Not sure how you do your benchmarking, but inserting artificial IO operations when benchmarking (e.g. with `println`) will almost always falsify your benchmark.

Unless you already do, I would recommend using `ProfileView` or `BenchmarkTools` to pinpoint the problem.

[quote

I know. But here the slowness is clearly apparent with this rough way of benchmarking. In French we say “il n’y a pas photo !”. That means the difference is very striking and there’s no need of further investigations.

I need to learn some tools for profiling, I don’t know `ProfileView` yet. Thanks!

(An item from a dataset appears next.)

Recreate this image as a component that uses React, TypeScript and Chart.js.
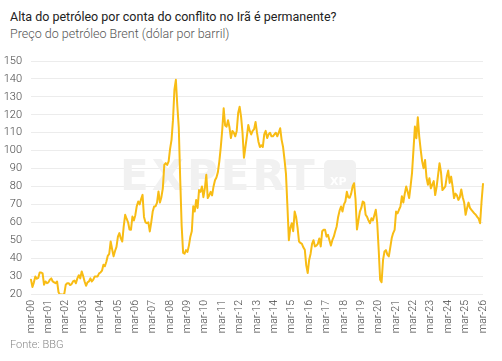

I really you should shift your entire code to using tuples or SVectors, since the length of 3 is structurally a part the data. It can have many advantages, both in terms of bug safety and performance.

That being said, the above function should be very fast no matter what, though it would be faster with tuples.

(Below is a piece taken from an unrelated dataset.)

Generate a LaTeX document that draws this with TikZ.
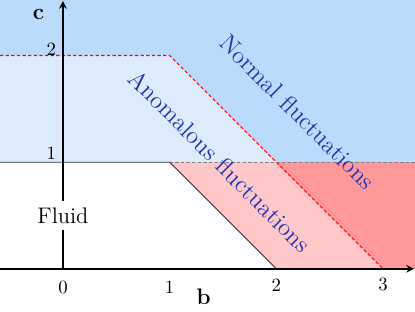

@_stla the HalfEdgeTopology constructor sorts the vertices by default to guarantee coherent orientation. This behavior values correctness over performance, but you can disable sorting if you know a priori that the vertices are all ordered CCW or CW. Check the option `sort`:

https://juliageometry.github.io/Meshes.jl/stable/meshes.html#Meshes.HalfEdgeTopology

Now regarding the Boundary{2,0}(topo) being slow, I don’t know what may be happening. It just wraps the topology object and doesn’t do anything else.